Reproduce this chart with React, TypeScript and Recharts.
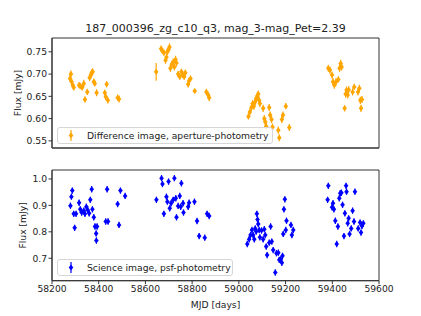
import React from "react";
import {
  ScatterChart,
  Scatter,
  XAxis,
  YAxis,
  ErrorBar,
  Legend,
  ReferenceArea,
} from "recharts";

const FONT = "DejaVu Sans, sans-serif";
const FS = 9.2;

const xTicks = [58200, 58400, 58600, 58800, 59000, 59200, 59400, 59600];
const diffTicks = [0.55, 0.6, 0.65, 0.7, 0.75];
const sciTicks = [0.7, 0.8, 0.9, 1.0];

const title = "187_000396_zg_c10_q3, mag_3-mag_Pet=2.39";

// [mjd, flux, err]
const diffPoints: [number, number, number][] = [
  [58277, 0.69, 0.008], [58281, 0.7, 0.008], [58284, 0.683, 0.008], [58289, 0.675, 0.007],
  [58293, 0.67, 0.007], [58316, 0.675, 0.007], [58321, 0.673, 0.007], [58329, 0.67, 0.007],
  [58336, 0.679, 0.008], [58341, 0.643, 0.007], [58351, 0.66, 0.007], [58361, 0.692, 0.008],
  [58366, 0.698, 0.008], [58370, 0.703, 0.008], [58374, 0.705, 0.008], [58379, 0.683, 0.007],
  [58383, 0.679, 0.007], [58391, 0.658, 0.008], [58426, 0.658, 0.007], [58430, 0.649, 0.007],
  [58434, 0.677, 0.007], [58439, 0.641, 0.007], [58481, 0.647, 0.007], [58487, 0.644, 0.008],
  [58646, 0.705, 0.02], [58667, 0.757, 0.007], [58673, 0.752, 0.007], [58679, 0.748, 0.007],
  [58686, 0.731, 0.008], [58690, 0.738, 0.008], [58694, 0.75, 0.008], [58699, 0.755, 0.008],
  [58703, 0.761, 0.008], [58707, 0.713, 0.008], [58713, 0.722, 0.008], [58719, 0.727, 0.008],
  [58724, 0.716, 0.008], [58729, 0.733, 0.008], [58733, 0.725, 0.008], [58740, 0.7, 0.007],
  [58747, 0.694, 0.007], [58754, 0.705, 0.007], [58760, 0.698, 0.007], [58766, 0.694, 0.007],
  [58771, 0.703, 0.007], [58783, 0.677, 0.007], [58787, 0.685, 0.007], [58793, 0.69, 0.007],
  [58811, 0.662, 0.005], [58861, 0.66, 0.007], [58869, 0.653, 0.007], [58873, 0.647, 0.008],
  [59041, 0.605, 0.007], [59047, 0.615, 0.008], [59054, 0.625, 0.008], [59059, 0.634, 0.008],
  [59064, 0.628, 0.008], [59070, 0.638, 0.008], [59074, 0.645, 0.008], [59079, 0.65, 0.008],
  [59083, 0.655, 0.008], [59087, 0.641, 0.008], [59090, 0.634, 0.008], [59104, 0.623, 0.008],
  [59109, 0.6, 0.008], [59113, 0.593, 0.008], [59117, 0.583, 0.008], [59130, 0.625, 0.008],
  [59134, 0.608, 0.008], [59140, 0.598, 0.008], [59144, 0.581, 0.008], [59169, 0.574, 0.008],
  [59173, 0.557, 0.008], [59184, 0.598, 0.008], [59189, 0.608, 0.008], [59201, 0.628, 0.007],
  [59216, 0.58, 0.008], [59383, 0.713, 0.008], [59390, 0.709, 0.008], [59399, 0.698, 0.008],
  [59403, 0.683, 0.008], [59409, 0.675, 0.008], [59416, 0.683, 0.008], [59426, 0.688, 0.007],
  [59431, 0.713, 0.008], [59436, 0.724, 0.008], [59440, 0.716, 0.008], [59453, 0.623, 0.007],
  [59457, 0.655, 0.008], [59461, 0.664, 0.008], [59466, 0.653, 0.008], [59470, 0.665, 0.008],
  [59487, 0.66, 0.008], [59494, 0.671, 0.007], [59510, 0.66, 0.008], [59516, 0.668, 0.008],
  [59520, 0.641, 0.008], [59523, 0.623, 0.008], [59527, 0.643, 0.008],
];

const sciPoints: [number, number, number][] = [
  [58279, 0.899, 0.012], [58283, 0.933, 0.012], [58287, 0.956, 0.012], [58293, 0.868, 0.012],
  [58297, 0.815, 0.012], [58303, 0.868, 0.012], [58316, 0.91, 0.012], [58321, 0.885, 0.012],
  [58327, 0.873, 0.012], [58336, 0.88, 0.012], [58341, 0.868, 0.012], [58347, 0.895, 0.012],
  [58353, 0.883, 0.012], [58359, 0.87, 0.012], [58364, 0.921, 0.012], [58370, 0.961, 0.012],
  [58373, 0.885, 0.012], [58379, 0.855, 0.012], [58384, 0.82, 0.012], [58389, 0.794, 0.012],
  [58390, 0.767, 0.012], [58393, 0.82, 0.012], [58430, 0.839, 0.012], [58436, 0.961, 0.012],
  [58440, 0.839, 0.012], [58481, 0.905, 0.012], [58487, 0.826, 0.012], [58493, 0.956, 0.012],
  [58513, 0.936, 0.012], [58647, 0.921, 0.012], [58669, 1.003, 0.012], [58673, 0.981, 0.012],
  [58679, 0.868, 0.012], [58690, 0.933, 0.012], [58694, 0.914, 0.012], [58699, 0.99, 0.012],
  [58704, 0.889, 0.012], [58710, 0.908, 0.012], [58719, 0.921, 0.012], [58724, 1.003, 0.012],
  [58730, 0.927, 0.012], [58733, 0.855, 0.012], [58740, 0.898, 0.012], [58747, 0.936, 0.012],
  [58751, 0.895, 0.012], [58754, 0.984, 0.012], [58761, 0.908, 0.012], [58763, 0.873, 0.012],
  [58783, 0.895, 0.012], [58787, 0.91, 0.012], [58810, 0.914, 0.012], [58821, 0.841, 0.012],
  [58830, 0.784, 0.012], [58854, 0.778, 0.012], [58864, 0.868, 0.012], [58873, 0.86, 0.012],
  [59036, 0.754, 0.012], [59044, 0.772, 0.012], [59050, 0.788, 0.012], [59056, 0.807, 0.012],
  [59061, 0.788, 0.012], [59066, 0.772, 0.012], [59070, 0.813, 0.012], [59074, 0.801, 0.012],
  [59077, 0.868, 0.012], [59080, 0.847, 0.012], [59083, 0.83, 0.012], [59087, 0.807, 0.012],
  [59090, 0.779, 0.012], [59097, 0.805, 0.012], [59104, 0.772, 0.012], [59109, 0.81, 0.012],
  [59113, 0.788, 0.012], [59117, 0.744, 0.012], [59121, 0.712, 0.012], [59130, 0.759, 0.012],
  [59136, 0.82, 0.012], [59141, 0.763, 0.012], [59147, 0.731, 0.012], [59156, 0.646, 0.012],
  [59161, 0.719, 0.012], [59169, 0.721, 0.012], [59173, 0.694, 0.012], [59179, 0.696, 0.012],
  [59184, 0.683, 0.012], [59187, 0.709, 0.012], [59190, 0.792, 0.012], [59193, 0.885, 0.012],
  [59197, 0.923, 0.012], [59201, 0.807, 0.012], [59204, 0.842, 0.012], [59223, 0.826, 0.012],
  [59227, 0.788, 0.012], [59233, 0.807, 0.012], [59380, 0.921, 0.012], [59383, 0.974, 0.012],
  [59399, 0.893, 0.012], [59403, 0.908, 0.012], [59407, 0.885, 0.012], [59413, 0.842, 0.012],
  [59419, 0.754, 0.012], [59424, 0.82, 0.012], [59430, 0.927, 0.012], [59434, 0.946, 0.012],
  [59439, 0.948, 0.012], [59444, 0.902, 0.012], [59450, 0.784, 0.012], [59454, 0.87, 0.012],
  [59459, 0.974, 0.012], [59461, 0.952, 0.012], [59466, 0.832, 0.012], [59470, 0.851, 0.012],
  [59474, 0.792, 0.012], [59481, 0.813, 0.012], [59487, 0.88, 0.012], [59493, 0.839, 0.012],
  [59497, 0.952, 0.012], [59511, 0.813, 0.012], [59519, 0.835, 0.012], [59523, 0.797, 0.012],
  [59527, 0.822, 0.012], [59533, 0.832, 0.012],
];

const toRows = (pts: [number, number, number][]) =>
  pts.map(([mjd, flux, err]) => ({ mjd, flux, err }));

const Diamond = (props: any) => {
  const { cx, cy, fill } = props;
  return (
    <polygon
      points={`${cx},${cy - 3} ${cx + 2.3},${cy} ${cx},${cy + 3} ${cx - 2.3},${cy}`}
      fill={fill}
    />
  );
};

const yLabel = (x: number) => (props: any) => {
  const vb = props.viewBox;
  const cy = vb.y + vb.height / 2;
  return (
    <text
      x={x}
      y={cy}
      transform={`rotate(-90 ${x} ${cy})`}
      textAnchor="middle"
      dominantBaseline="central"
      fontSize={FS}
      fontFamily={FONT}
      fill="#222"
    >
      Flux [mJy]
    </text>
  );
};

const legendBox = (label: string, color: string, width: number) => () => (
  <div
    style={{
      width,
      height: 17,
      border: "1px solid #d6d6d6",
      borderRadius: 3,
      background: "rgba(255,255,255,0.8)",
      display: "flex",
      alignItems: "center",
      fontFamily: FONT,
      fontSize: FS,
      color: "#222",
      boxSizing: "border-box",
      whiteSpace: "nowrap",
    }}
  >
    <svg width={29} height={15} style={{ flex: "none" }}>
      <line x1={13} y1={2} x2={13} y2={13} stroke={color} strokeWidth={1.2} />
      <polygon points="13,4.5 15.3,7.5 13,10.5 10.7,7.5" fill={color} />
    </svg>
    <span>{label}</span>
  </div>
);

const tickStyle = { fontSize: FS, fontFamily: FONT, fill: "#222" };
const spine = { stroke: "#333", strokeWidth: 1 };

function Panel(props: {
  rows: any[];
  color: string;
  domain: [number, number];
  ticks: number[];
  digits: number;
  height: number;
  top: number;
  xHeight: number;
  bottomAxis: boolean;
  labelX: number;
  legend: string;
  legendWidth: number;
  legendTop: number;
}) {
  const p = props;
  return (
    <ScatterChart
      width={421}
      height={p.height}
      margin={{ top: p.top, right: 42, bottom: 0, left: 0 }}
    >
      <XAxis
        xAxisId="b"
        dataKey="mjd"
        type="number"
        domain={[58200, 59600]}
        ticks={xTicks}
        height={p.xHeight}
        tick={p.bottomAxis ? tickStyle : false}
        tickSize={3.5}
        tickMargin={1.5}
        axisLine={spine}
        tickLine={spine}
        label={
          p.bottomAxis
            ? (lp: any) => {
                const vb = lp.viewBox;
                return (
                  <text
                    x={vb.x + vb.width / 2}
                    y={vb.y + 23.5}
                    textAnchor="middle"
                    dominantBaseline="central"
                    fontSize={FS}
                    fontFamily={FONT}
                    fill="#222"
                  >
                    MJD [days]
                  </text>
                );
              }
            : undefined
        }
      />
      <YAxis
        yAxisId="l"
        dataKey="flux"
        type="number"
        domain={p.domain}
        ticks={p.ticks}
        width={52}
        tick={tickStyle}
        tickFormatter={(v: number) => v.toFixed(p.digits)}
        tickSize={3.5}
        tickMargin={1.5}
        axisLine={spine}
        tickLine={spine}
        allowDataOverflow
        label={yLabel(p.labelX)}
      />
      <ReferenceArea
        xAxisId="b"
        yAxisId="l"
        x1={58200}
        x2={59600}
        y1={p.domain[0]}
        y2={p.domain[1]}
        fill="none"
        fillOpacity={0}
        stroke="#333"
        strokeWidth={1}
        ifOverflow="extendDomain"
      />
      <Legend
        layout="vertical"
        align="center"
        verticalAlign="middle"
        content={legendBox(p.legend, p.color, p.legendWidth)}
        wrapperStyle={{ left: 57, top: p.legendTop, width: p.legendWidth }}
      />
      <Scatter
        data={p.rows}
        xAxisId="b"
        yAxisId="l"
        fill={p.color}
        shape={<Diamond />}
        isAnimationActive={false}
      >
        <ErrorBar
          dataKey="err"
          direction="y"
          width={0}
          stroke={p.color}
          strokeWidth={1.2}
          isAnimationActive={false}
        />
      </Scatter>
    </ScatterChart>
  );
}

export default function App() {
  return (
    <div
      style={{
        position: "absolute",
        left: 0,
        top: 0,
        width: 421,
        height: 316,
        background: "#fff",
      }}
    >
      <div
        style={{
          position: "absolute",
          left: 52,
          top: 22,
          width: 327,
          textAlign: "center",
          fontFamily: FONT,
          fontSize: 11,
          lineHeight: "14px",
          color: "#222",
        }}
      >
        {title}
      </div>
      <div style={{ position: "absolute", left: 0, top: 0 }}>
        <Panel
          rows={toRows(diffPoints)}
          color="#FFA500"
          domain={[0.534, 0.781]}
          ticks={diffTicks}
          digits={2}
          height={160}
          top={38}
          xHeight={12}
          bottomAxis={false}
          labelX={17}
          legend="Difference image, aperture-photometry"
          legendWidth={216}
          legendTop={127}
        />
      </div>
      <div style={{ position: "absolute", left: 0, top: 160 }}>
        <Panel
          rows={toRows(sciPoints)}
          color="#0000FF"
          domain={[0.615, 1.034]}
          ticks={sciTicks}
          digits={1}
          height={156}
          top={10}
          xHeight={35.3}
          bottomAxis={true}
          labelX={22.7}
          legend="Science image, psf-photometry"
          legendWidth={176}
          legendTop={99}
        />
      </div>
    </div>
  );
}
* * * * * * *
Do this: Repeat the listing above from its first line through the line that contains "const FS = 9.2;", both included, and nothing more. Drop the pictures.

Answer below:
Reproduce this chart with React, TypeScript and Recharts.
import React from "react";
import {
  ScatterChart,
  Scatter,
  XAxis,
  YAxis,
  ErrorBar,
  Legend,
  ReferenceArea,
} from "recharts";

const FONT = "DejaVu Sans, sans-serif";
const FS = 9.2;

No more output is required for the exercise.